You have two options when you approach a hostile checkpoint, and both are a gamble. The first option is to stop and identify yourselves as journalists and hope that you are respected as neutral professionals. The second option is to blow past them and hope they don’t open fire on you.

 

“Don’t stop! Don’t stop!” Tyler was yelling.

 

But Mohammed was slowing down, sticking his head out of the window.

 

“Sahafi! Media!” he yelled to the soldiers. He opened the car door to get out, and Qaddafi’s soldiers swarmed around him. “Sahafi!”

 

In one fluid movement the doors flew open and Tyler, Steve, and Anthony were ripped out of the car. I immediately locked my door and buried my head in my lap. Gunshots shattered the air. When I looked up, I was alone. I knew I had to get out of the car to run for cover, but I couldn’t move. I spoke to myself out loud, a tactic I used when my inner voice wasn’t convincing enough: “Get out of the car. Get out. Run.” I crawled across the backseat with my head down and out the open car door, scrambled to my feet, and immediately felt the hands of a soldier pulling at my arms and tugging at my two cameras.
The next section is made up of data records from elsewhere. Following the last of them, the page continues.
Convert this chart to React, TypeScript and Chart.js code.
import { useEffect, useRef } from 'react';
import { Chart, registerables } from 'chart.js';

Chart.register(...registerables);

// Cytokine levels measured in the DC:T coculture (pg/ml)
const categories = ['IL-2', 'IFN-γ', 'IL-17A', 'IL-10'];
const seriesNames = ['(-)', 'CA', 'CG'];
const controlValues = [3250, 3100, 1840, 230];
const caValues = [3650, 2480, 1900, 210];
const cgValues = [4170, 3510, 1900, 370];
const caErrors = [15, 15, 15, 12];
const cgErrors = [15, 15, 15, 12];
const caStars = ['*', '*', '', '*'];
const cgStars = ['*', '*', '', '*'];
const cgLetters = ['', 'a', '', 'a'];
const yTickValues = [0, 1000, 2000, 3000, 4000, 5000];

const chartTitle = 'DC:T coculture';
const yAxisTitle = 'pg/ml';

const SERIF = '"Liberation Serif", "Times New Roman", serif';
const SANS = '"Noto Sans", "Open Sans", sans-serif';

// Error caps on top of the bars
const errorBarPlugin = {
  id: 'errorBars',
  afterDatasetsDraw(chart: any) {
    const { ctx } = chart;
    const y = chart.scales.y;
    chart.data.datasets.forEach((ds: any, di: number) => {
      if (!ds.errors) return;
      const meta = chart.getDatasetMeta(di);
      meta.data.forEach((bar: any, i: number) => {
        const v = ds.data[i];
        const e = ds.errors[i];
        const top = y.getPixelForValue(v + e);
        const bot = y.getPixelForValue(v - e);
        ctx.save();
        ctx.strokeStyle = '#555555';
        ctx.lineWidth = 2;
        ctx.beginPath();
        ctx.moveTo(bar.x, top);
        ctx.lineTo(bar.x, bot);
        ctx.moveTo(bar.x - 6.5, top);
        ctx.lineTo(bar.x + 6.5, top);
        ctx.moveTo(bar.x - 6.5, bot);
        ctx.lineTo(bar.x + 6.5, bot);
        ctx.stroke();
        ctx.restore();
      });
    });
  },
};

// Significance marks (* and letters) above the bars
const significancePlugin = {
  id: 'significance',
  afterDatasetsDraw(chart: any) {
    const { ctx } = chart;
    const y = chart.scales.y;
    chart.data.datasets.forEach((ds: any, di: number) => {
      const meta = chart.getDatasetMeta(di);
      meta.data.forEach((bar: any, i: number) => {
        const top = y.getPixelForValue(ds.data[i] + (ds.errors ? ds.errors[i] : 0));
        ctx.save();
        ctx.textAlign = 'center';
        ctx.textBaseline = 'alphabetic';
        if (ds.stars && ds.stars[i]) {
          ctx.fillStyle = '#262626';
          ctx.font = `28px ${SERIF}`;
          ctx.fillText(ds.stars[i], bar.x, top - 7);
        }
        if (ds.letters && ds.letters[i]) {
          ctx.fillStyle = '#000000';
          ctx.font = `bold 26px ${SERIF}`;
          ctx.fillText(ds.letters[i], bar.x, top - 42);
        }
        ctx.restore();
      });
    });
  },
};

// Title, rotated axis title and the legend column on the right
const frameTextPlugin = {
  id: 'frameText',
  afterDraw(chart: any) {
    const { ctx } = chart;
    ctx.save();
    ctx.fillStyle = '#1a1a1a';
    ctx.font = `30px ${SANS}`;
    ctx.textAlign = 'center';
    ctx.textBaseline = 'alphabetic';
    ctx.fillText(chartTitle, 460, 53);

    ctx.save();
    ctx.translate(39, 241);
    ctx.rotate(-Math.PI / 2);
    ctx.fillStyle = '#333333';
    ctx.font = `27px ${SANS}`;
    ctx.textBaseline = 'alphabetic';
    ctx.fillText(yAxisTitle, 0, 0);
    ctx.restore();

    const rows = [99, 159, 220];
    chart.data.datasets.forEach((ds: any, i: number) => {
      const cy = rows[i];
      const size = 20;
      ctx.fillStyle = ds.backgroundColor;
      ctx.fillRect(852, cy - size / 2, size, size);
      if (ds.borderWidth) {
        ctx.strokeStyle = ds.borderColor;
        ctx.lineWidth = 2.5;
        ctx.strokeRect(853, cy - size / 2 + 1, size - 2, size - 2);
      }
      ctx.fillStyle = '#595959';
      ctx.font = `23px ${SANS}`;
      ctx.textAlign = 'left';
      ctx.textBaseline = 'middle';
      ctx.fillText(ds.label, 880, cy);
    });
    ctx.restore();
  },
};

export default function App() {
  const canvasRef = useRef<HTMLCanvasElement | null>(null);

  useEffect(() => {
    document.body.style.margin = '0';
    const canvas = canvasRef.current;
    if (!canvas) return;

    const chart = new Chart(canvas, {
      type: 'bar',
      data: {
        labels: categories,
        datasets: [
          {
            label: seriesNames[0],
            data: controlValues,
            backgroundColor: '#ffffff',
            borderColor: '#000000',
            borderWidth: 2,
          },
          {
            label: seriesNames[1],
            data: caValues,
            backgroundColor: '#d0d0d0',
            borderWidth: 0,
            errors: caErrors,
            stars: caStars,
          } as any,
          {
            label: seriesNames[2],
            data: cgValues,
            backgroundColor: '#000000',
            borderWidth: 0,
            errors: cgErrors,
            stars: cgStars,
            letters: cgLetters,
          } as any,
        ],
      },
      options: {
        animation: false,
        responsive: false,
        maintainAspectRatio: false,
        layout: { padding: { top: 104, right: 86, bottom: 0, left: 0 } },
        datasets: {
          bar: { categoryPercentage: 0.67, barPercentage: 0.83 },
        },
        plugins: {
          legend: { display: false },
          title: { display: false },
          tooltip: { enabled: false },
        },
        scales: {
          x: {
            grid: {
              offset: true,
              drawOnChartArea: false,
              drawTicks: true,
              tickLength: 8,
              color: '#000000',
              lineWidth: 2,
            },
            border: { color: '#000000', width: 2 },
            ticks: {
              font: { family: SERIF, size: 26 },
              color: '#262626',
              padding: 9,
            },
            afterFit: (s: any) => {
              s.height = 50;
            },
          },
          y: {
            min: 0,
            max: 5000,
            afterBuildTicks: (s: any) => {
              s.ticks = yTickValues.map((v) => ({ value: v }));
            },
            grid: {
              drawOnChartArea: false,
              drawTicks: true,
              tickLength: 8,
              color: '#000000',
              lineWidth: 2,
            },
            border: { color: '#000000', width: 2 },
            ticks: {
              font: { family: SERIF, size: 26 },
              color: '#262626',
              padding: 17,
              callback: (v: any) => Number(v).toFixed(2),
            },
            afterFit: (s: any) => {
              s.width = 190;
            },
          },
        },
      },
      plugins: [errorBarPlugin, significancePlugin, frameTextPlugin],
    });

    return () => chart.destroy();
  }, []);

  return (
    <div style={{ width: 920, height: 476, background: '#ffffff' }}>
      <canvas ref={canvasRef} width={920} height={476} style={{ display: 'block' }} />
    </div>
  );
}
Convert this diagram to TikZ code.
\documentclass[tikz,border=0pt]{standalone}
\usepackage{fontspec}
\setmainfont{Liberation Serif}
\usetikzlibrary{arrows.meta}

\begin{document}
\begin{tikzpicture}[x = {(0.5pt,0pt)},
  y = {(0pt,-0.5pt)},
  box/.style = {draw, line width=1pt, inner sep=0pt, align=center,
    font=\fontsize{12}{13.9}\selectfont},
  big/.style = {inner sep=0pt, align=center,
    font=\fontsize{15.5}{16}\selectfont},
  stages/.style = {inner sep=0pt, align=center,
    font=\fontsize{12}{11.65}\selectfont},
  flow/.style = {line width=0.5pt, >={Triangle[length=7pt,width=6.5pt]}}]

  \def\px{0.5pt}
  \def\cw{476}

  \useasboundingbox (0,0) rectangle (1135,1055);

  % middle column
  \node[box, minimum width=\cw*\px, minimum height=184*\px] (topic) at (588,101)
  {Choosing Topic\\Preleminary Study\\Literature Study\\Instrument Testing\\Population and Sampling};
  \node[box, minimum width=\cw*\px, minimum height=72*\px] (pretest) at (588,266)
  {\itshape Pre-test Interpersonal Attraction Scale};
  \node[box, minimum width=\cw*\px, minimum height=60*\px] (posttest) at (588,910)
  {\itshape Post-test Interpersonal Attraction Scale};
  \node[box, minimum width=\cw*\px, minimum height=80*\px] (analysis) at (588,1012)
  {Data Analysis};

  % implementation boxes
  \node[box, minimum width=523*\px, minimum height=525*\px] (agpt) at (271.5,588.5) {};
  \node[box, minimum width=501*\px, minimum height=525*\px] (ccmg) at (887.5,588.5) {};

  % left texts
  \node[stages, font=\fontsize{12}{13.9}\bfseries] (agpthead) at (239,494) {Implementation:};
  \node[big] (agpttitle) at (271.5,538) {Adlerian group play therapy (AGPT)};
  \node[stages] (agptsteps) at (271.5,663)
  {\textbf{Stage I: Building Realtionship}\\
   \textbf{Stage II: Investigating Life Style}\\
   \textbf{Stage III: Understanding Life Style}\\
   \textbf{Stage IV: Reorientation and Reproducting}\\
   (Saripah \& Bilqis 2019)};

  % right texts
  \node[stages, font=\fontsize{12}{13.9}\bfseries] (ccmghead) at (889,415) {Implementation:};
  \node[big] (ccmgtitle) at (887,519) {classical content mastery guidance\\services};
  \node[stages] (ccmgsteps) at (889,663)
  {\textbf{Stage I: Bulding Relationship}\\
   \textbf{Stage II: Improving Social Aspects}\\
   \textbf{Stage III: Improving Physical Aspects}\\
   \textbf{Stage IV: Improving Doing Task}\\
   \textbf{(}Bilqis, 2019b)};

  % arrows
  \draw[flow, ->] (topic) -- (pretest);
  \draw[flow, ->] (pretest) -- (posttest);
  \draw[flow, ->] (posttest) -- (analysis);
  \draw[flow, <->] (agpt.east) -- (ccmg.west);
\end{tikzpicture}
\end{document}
The harder he pulled, the harder I pulled back. Bullets whipped by us. Dirt kicked up all around my feet. The rebels were barraging the army’s checkpoint from behind us, from the place we had just fled. The soldier pulled at my camera with one hand and pointed his gun at me with the other.

 

We stood like that for ten interminable seconds. Out of the corner of my eye I saw Tyler running toward a one-story cement building up ahead. I trusted his instincts. We needed to get out of the line of fire before we could negotiate our fate with these soldiers.

 

I surrendered my waist pack and one camera and clutched the other, pulling the memory cards out as I ran after my colleagues, who, in the chaos of bullets, had also escaped their captors. My legs felt slow as my eyes stayed trained on Anthony ahead of me. “Anthony! . . . Anthony, help me!”